下面我会分四个部分详细讲解MySQL特定表全量、增量数据同步到消息队列的解决方案。
1. 数据库准备
首先,我们需要有一个MySQL数据库实例,并在其中创建需要同步的特定表。为了方便演示,这里创建一个test数据库和一张users表:
CREATE DATABASE test;
USE test;
CREATE TABLE `users` (
`id` int NOT NULL AUTO_INCREMENT,
`name` varchar(20) DEFAULT NULL,
`age` int(11) DEFAULT NULL,
PRIMARY KEY (`id`)
) ENGINE=InnoDB AUTO_INCREMENT=1 DEFAULT CHARSET=utf8mb4;
2. 消息队列准备
其次,我们需要有一个消息队列实例。这里以Kafka为例。我们需要在Kafka中创建一个主题(topic)来接受MySQL同步到的数据。可以使用Kafka命令行工具创建:
bin/kafka-topics.sh --create --zookeeper localhost:2181 --replication-factor 1 --partitions 1 --topic test_topic
3. 同步方案实现
接下来,我们需要编写一个程序来实现MySQL特定表的全量、增量数据同步到消息队列中。在实现过程中,需要注意以下几点:
- 全量同步:程序启动时,从MySQL中查询出表中所有数据,逐条发送到消息队列中。
- 增量同步:使用MySQL的binlog来实现。

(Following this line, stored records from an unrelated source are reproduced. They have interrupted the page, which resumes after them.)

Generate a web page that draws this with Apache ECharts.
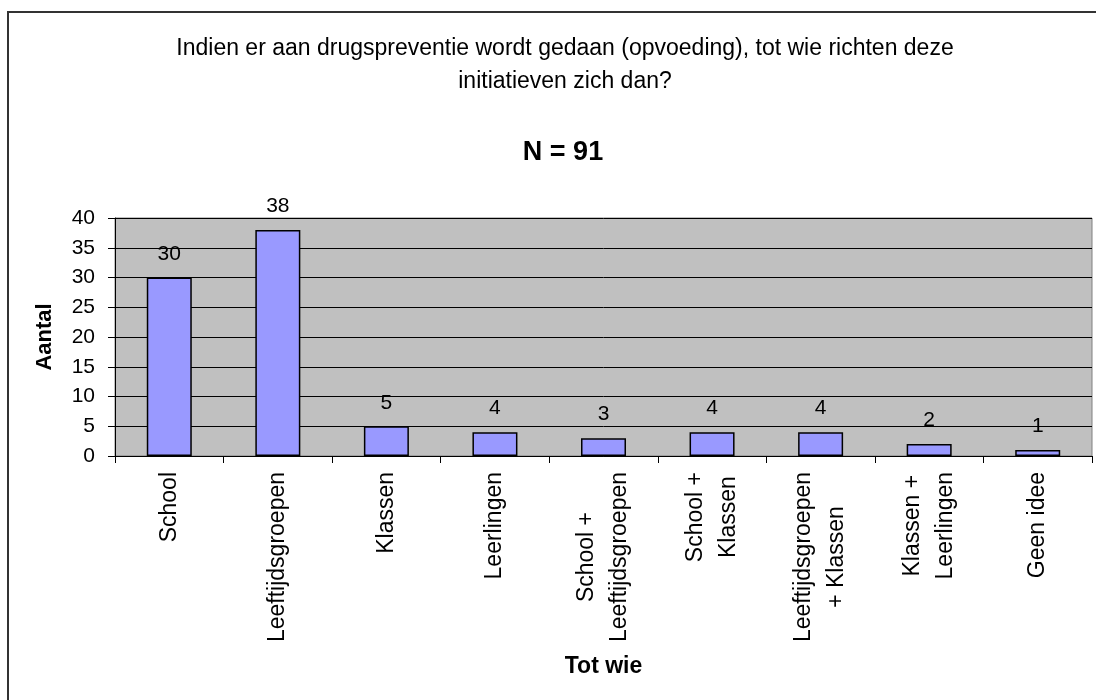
<!DOCTYPE html>
<html>
<head>
<meta charset="utf-8">
<script src="https://cdn.jsdelivr.net/npm/echarts@6/dist/echarts.min.js"></script>
<style>
    html, body { margin: 0; padding: 0; background: #fff; }
    #chart { width: 1096px; height: 700px; }
</style>
</head>
<body>
<div id="chart"></div>
<script>
// categorieen (x-as), regels in het label gescheiden door \n
const categories = [
    'School',
    'Leeftijdsgroepen',
    'Klassen',
    'Leerlingen',
    'School +\nLeeftijdsgroepen',
    'School +\nKlassen',
    'Leeftijdsgroepen\n+ Klassen',
    'Klassen +\nLeerlingen',
    'Geen idee'
]
const aantal = [30, 38, 5, 4, 3, 4, 4, 2, 1]

const titleLines = [
    'Indien er aan drugspreventie wordt gedaan (opvoeding), tot wie richten deze',
    'initiatieven zich dan?'
]
const subTitle = 'N = 91'
const xName = 'Tot wie'
const yName = 'Aantal'

const font = 'Liberation Sans, Arial, sans-serif'

const myChart = echarts.init(document.getElementById('chart'))

const option = {
    backgroundColor: '#fff',
    animation: false,
    textStyle: { fontFamily: font },
    title: [
        {
            text: titleLines.join('\n'),
            left: 560,
            top: 27,
            textAlign: 'center',
            textStyle: {
                fontFamily: font,
                fontSize: 23,
                fontWeight: 'normal',
                color: '#000',
                lineHeight: 33
            }
        },
        {
            text: subTitle,
            left: 558,
            top: 134,
            textAlign: 'center',
            textStyle: {
                fontFamily: font,
                fontSize: 27,
                fontWeight: 'bold',
                color: '#000'
            }
        }
    ],
    graphic: [
        {
            type: 'rect',
            shape: { x: 8, y: 12, width: 1200, height: 800 },
            style: { fill: 'none', stroke: '#333', lineWidth: 2 },
            silent: true,
            z: 100
        }
    ],
    grid: {
        left: 115,
        right: 4,
        top: 218,
        bottom: 244,
        show: true,
        backgroundColor: '#C0C0C0',
        borderColor: '#808080',
        borderWidth: 1,
        containLabel: false,
        outerBoundsMode: 'none'
    },
    xAxis: {
        type: 'category',
        data: categories,
        name: xName,
        nameLocation: 'middle',
        nameGap: 199,
        nameTextStyle: {
            fontFamily: font,
            fontSize: 23,
            fontWeight: 'bold',
            color: '#000'
        },
        axisLine: { lineStyle: { color: '#000', width: 1 } },
        axisTick: {
            show: true,
            alignWithLabel: false,
            length: 7,
            lineStyle: { color: '#000' }
        },
        axisLabel: {
            interval: 0,
            rotate: 90,
            margin: 16,
            color: '#000',
            fontFamily: font,
            fontSize: 23,
            // regels binnen een label centreren
            formatter: (value) => value.split('\n').map(l => `{c|${l}}`).join('\n'),
            rich: {
                c: {
                    align: 'center',
                    fontFamily: font,
                    fontSize: 23,
                    lineHeight: 33,
                    color: '#000'
                }
            }
        },
        splitLine: { show: false }
    },
    yAxis: {
        type: 'value',
        min: 0,
        max: 40,
        interval: 5,
        name: yName,
        nameLocation: 'middle',
        nameGap: 59,
        nameTextStyle: {
            fontFamily: font,
            fontSize: 22,
            fontWeight: 'bold',
            color: '#000'
        },
        axisLine: { show: true, lineStyle: { color: '#000', width: 1 } },
        axisTick: { show: true, length: 7, lineStyle: { color: '#000' } },
        axisLabel: {
            margin: 20,
            color: '#000',
            fontFamily: font,
            fontSize: 21
        },
        splitLine: { lineStyle: { color: '#000', width: 1 } }
    },
    series: [
        {
            type: 'bar',
            data: aantal,
            barWidth: 45,
            itemStyle: {
                color: '#9999FF',
                borderColor: '#000',
                borderWidth: 1.5
            },
            label: {
                show: true,
                position: 'top',
                distance: 13,
                color: '#000',
                fontFamily: font,
                fontSize: 21
            }
        }
    ]
}

myChart.setOption(option)
</script>
</body>
</html>
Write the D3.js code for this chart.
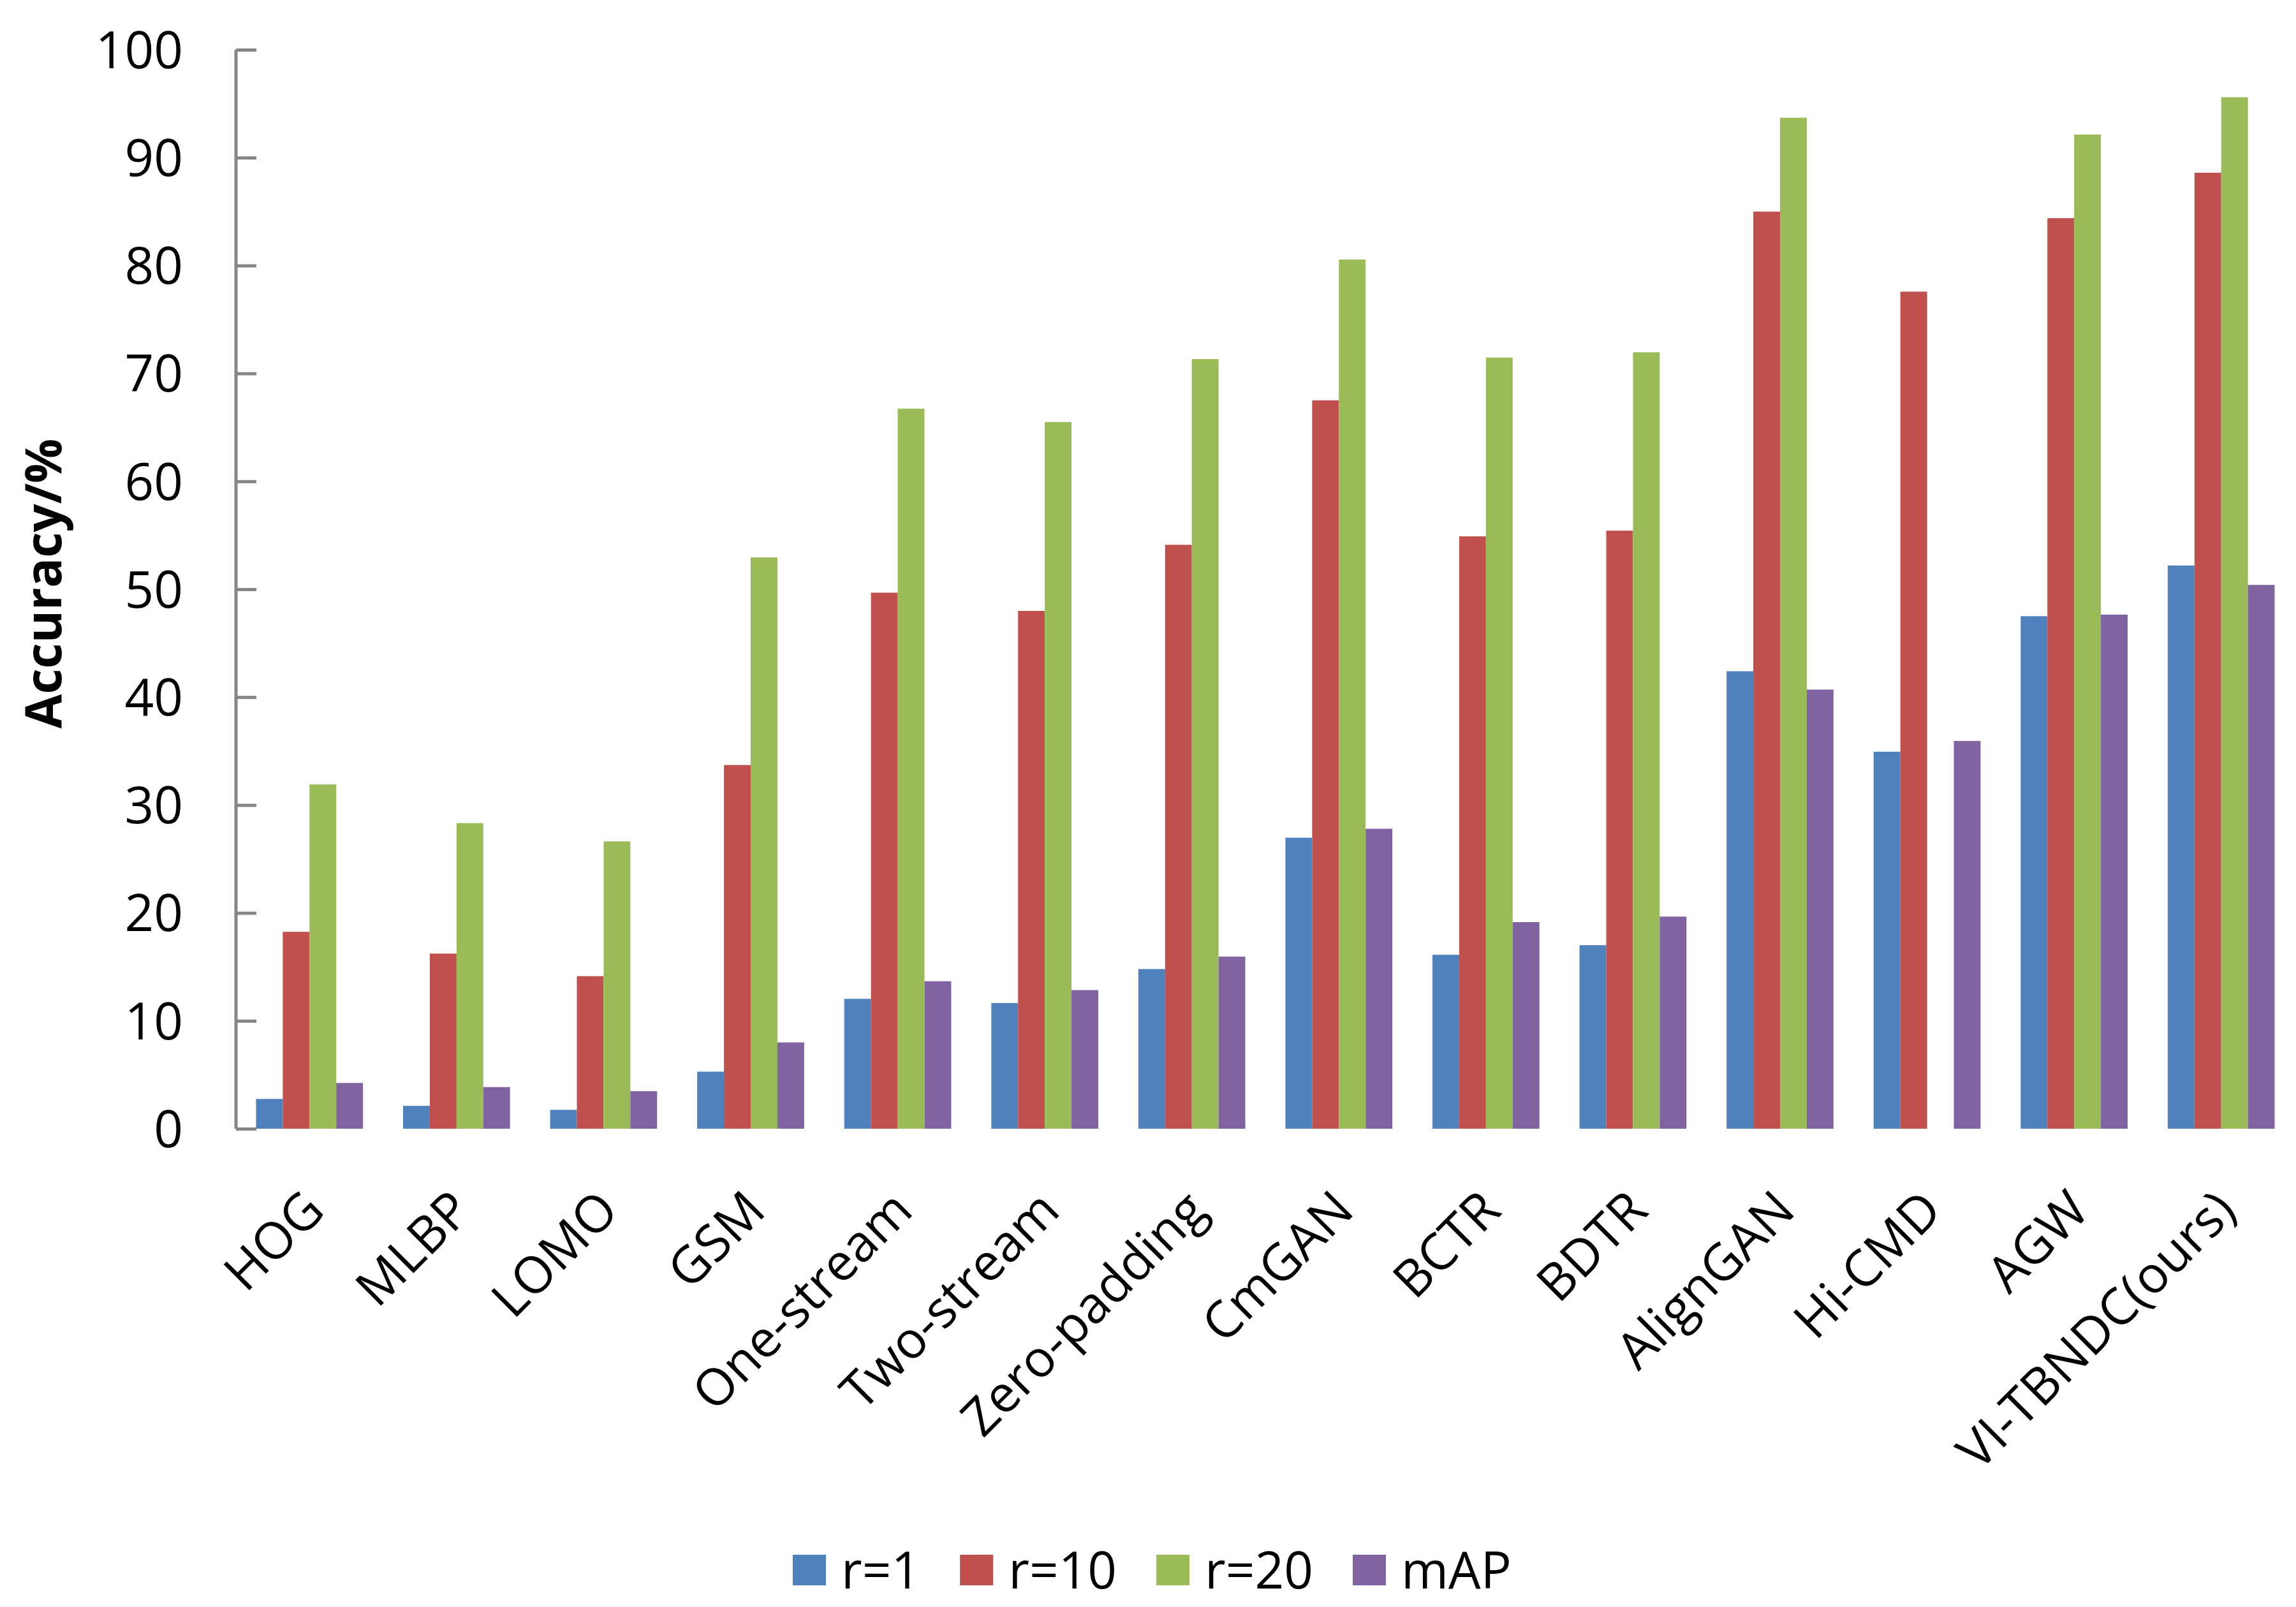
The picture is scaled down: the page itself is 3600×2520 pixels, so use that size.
<!DOCTYPE html>
<html>
<head>
<meta charset="utf-8">
<script src="https://cdn.jsdelivr.net/npm/d3@7/dist/d3.min.js"></script>
<style>
  html, body { margin: 0; padding: 0; background: #fff; }
  text { font-family: "Open Sans", sans-serif; fill: #000; }
</style>
</head>
<body>
<div id="chart"></div>
<script>
const svgWidth = 3600
const svgHeight = 2520

// data
const methods = ["HOG", "MLBP", "LOMO", "GSM", "One-stream", "Two-stream", "Zero-padding",
  "CmGAN", "BCTR", "BDTR", "AlignGAN", "Hi-CMD", "AGW", "VI-TBNDC(ours)"]
const seriesNames = ["r=1", "r=10", "r=20", "mAP"]
const rank1 = [2.76, 2.12, 1.75, 5.29, 12.04, 11.65, 14.80, 26.97, 16.12, 17.01, 42.4, 34.94, 47.50, 52.2]
const rank10 = [18.25, 16.23, 14.14, 33.71, 49.68, 47.99, 54.12, 67.51, 54.90, 55.43, 85.0, 77.58, 84.39, 88.6]
const rank20 = [31.91, 28.32, 26.63, 52.95, 66.74, 65.50, 71.33, 80.56, 71.47, 71.96, 93.7, null, 92.14, 95.6]
const mAP = [4.24, 3.86, 3.48, 8.00, 13.67, 12.85, 15.95, 27.80, 19.15, 19.66, 40.7, 35.94, 47.65, 50.4]
const yTicks = [0, 10, 20, 30, 40, 50, 60, 70, 80, 90, 100]
const colors = ["#4F81BD", "#C0504D", "#9BBB59", "#8064A2"]

let margin = { top: 78, right: 2, bottom: 750, left: 370 }
let width = svgWidth - margin.left - margin.right
let height = svgHeight - margin.top - margin.bottom

let seriesValues = [rank1, rank10, rank20, mAP]

let svg = d3.select("#chart")
  .append("svg")
  .attr("width", svgWidth)
  .attr("height", svgHeight)

svg.append("rect").attr("width", svgWidth).attr("height", svgHeight).attr("fill", "#fff")

let chartGroup = svg.append("g")
  .attr("transform", `translate(${margin.left}, ${margin.top})`)

// Excel style gap width 150%
let x0 = d3.scaleBand()
  .domain(methods)
  .range([0, width])
  .paddingInner(1.5 / 5.5)
  .paddingOuter(0.75 / 5.5)

let x1 = d3.scaleBand()
  .domain(seriesNames)
  .range([0, x0.bandwidth()])

let y = d3.scaleLinear().domain([0, 100]).range([height, 0])

// y axis, ticks pointing inward
let leftAxis = d3.axisRight(y).tickValues(yTicks).tickSize(32).tickFormat("")
let yAxis = chartGroup.append("g").call(leftAxis)
yAxis.select(".domain").attr("stroke", "#868686").attr("stroke-width", 5).attr("d", `M0,0V${height}`)
yAxis.selectAll(".tick line").attr("stroke", "#868686").attr("stroke-width", 5)

chartGroup.selectAll(".ylab")
  .data(yTicks)
  .enter()
  .append("text")
  .attr("class", "ylab")
  .attr("x", -83)
  .attr("y", d => y(d))
  .attr("dy", "0.36em")
  .attr("text-anchor", "end")
  .style("font-size", "80px")
  .text(d => d)

// bars
let groups = chartGroup.selectAll(".grp")
  .data(methods)
  .enter()
  .append("g")
  .attr("class", "grp")
  .attr("transform", d => `translate(${x0(d)}, 0)`)

groups.selectAll("rect")
  .data((d, i) => seriesNames.map((s, j) => ({ s: s, v: seriesValues[j][i], j: j })))
  .enter()
  .filter(d => d.v != null)
  .append("rect")
  .attr("x", d => x1(d.s))
  .attr("y", d => y(d.v))
  .attr("width", x1.bandwidth())
  .attr("height", d => height - y(d.v))
  .attr("fill", d => colors[d.j])

// rotated category labels
chartGroup.selectAll(".xlab")
  .data(methods)
  .enter()
  .append("text")
  .attr("class", "xlab")
  .attr("text-anchor", "end")
  .attr("transform", d => `translate(${x0(d) + x0.bandwidth() / 2 + 27}, ${height + 132}) rotate(-45)`)
  .style("font-size", "80px")
  .text(d => d)

// y axis title
svg.append("text")
  .attr("transform", `translate(96, 915) rotate(-90)`)
  .attr("text-anchor", "middle")
  .style("font-size", "78px")
  .style("font-weight", "bold")
  .text("Accuracy/%")

// legend
let legend = svg.append("g").attr("transform", "translate(1243, 2438)")
let lx = 0
seriesNames.forEach((s, j) => {
  legend.append("rect")
    .attr("x", lx).attr("y", 0)
    .attr("width", 52).attr("height", 48)
    .attr("fill", colors[j])
  let t = legend.append("text")
    .attr("x", lx + 76)
    .attr("y", 53)
    .style("font-size", "80px")
    .text(s)
  lx += 76 + t.node().getComputedTextLength() + 62
})
</script>
</body>
</html>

程序启动时,连接到MySQL的binlog,监听指定的特定表,当表中数据发生变化时,立即将变化的数据发送到消息队列中。
以下是一个示例程序,使用Java语言编写,使用了MyBatis作为MySQL数据库的ORM框架,使用了Debezium作为MySQL的binlog监听组件,使用了Schema Registry和Avro作为消息队列数据格式和序列化工具。
import io.debezium.config.Configuration;
import io.debezium.embedded.EmbeddedEngine;
import org.apache.avro.Schema;
import org.apache.avro.generic.GenericData;
import org.apache.avro.generic.GenericRecord;
import org.apache.kafka.clients.producer.*;
import org.apache.kafka.common.serialization.StringSerializer;
import org.mybatis.spring.annotation.MapperScan;
import org.springframework.beans.factory.annotation.Autowired;
import org.springframework.boot.SpringApplication;
import org.springframework.boot.autoconfigure.SpringBootApplication;
import org.springframework.context.ConfigurableApplicationContext;
import org.springframework.jdbc.core.JdbcTemplate;
import org.springframework.scheduling.annotation.EnableScheduling;
import org.springframework.scheduling.annotation.Scheduled;
import org.springframework.stereotype.Component;
import javax.sql.DataSource;
import java.util.*;
@SpringBootApplication
@EnableScheduling
@MapperScan("com.example.mapper")
public class SyncApplication {
@Autowired
private DataSource dataSource;
public static void main(String[] args) {
SpringApplication.run(SyncApplication.class, args);
}
@Scheduled(fixedRate = 10000) // 每10秒钟执行一次
public void syncFull() {
try {
JdbcTemplate jdbcTemplate = new JdbcTemplate(dataSource);
List<Map<String, Object>> users = jdbcTemplate.queryForList("select * from users");
for (Map<String, Object> user : users) {
sendKafkaMessage(user, "full");
}
} catch (Exception e) {
e.printStackTrace();
}
}
@Component
public static class DebeziumListener {
private KafkaProducer<String, GenericRecord> producer;
@Autowired
private DataSource dataSource;
private void start() {
try {
Properties props = new Properties();
props.put(ProducerConfig.BOOTSTRAP_SERVERS_CONFIG, "localhost:9092");
props.put(ProducerConfig.KEY_SERIALIZER_CLASS_CONFIG, StringSerializer.class.getName());
props.put(ProducerConfig.VALUE_SERIALIZER_CLASS_CONFIG, AvroSerializer.class.getName());
props.put("schema.registry.url", "http://localhost:8081");
producer = new KafkaProducer<>(props);
Configuration conf = Configuration.create()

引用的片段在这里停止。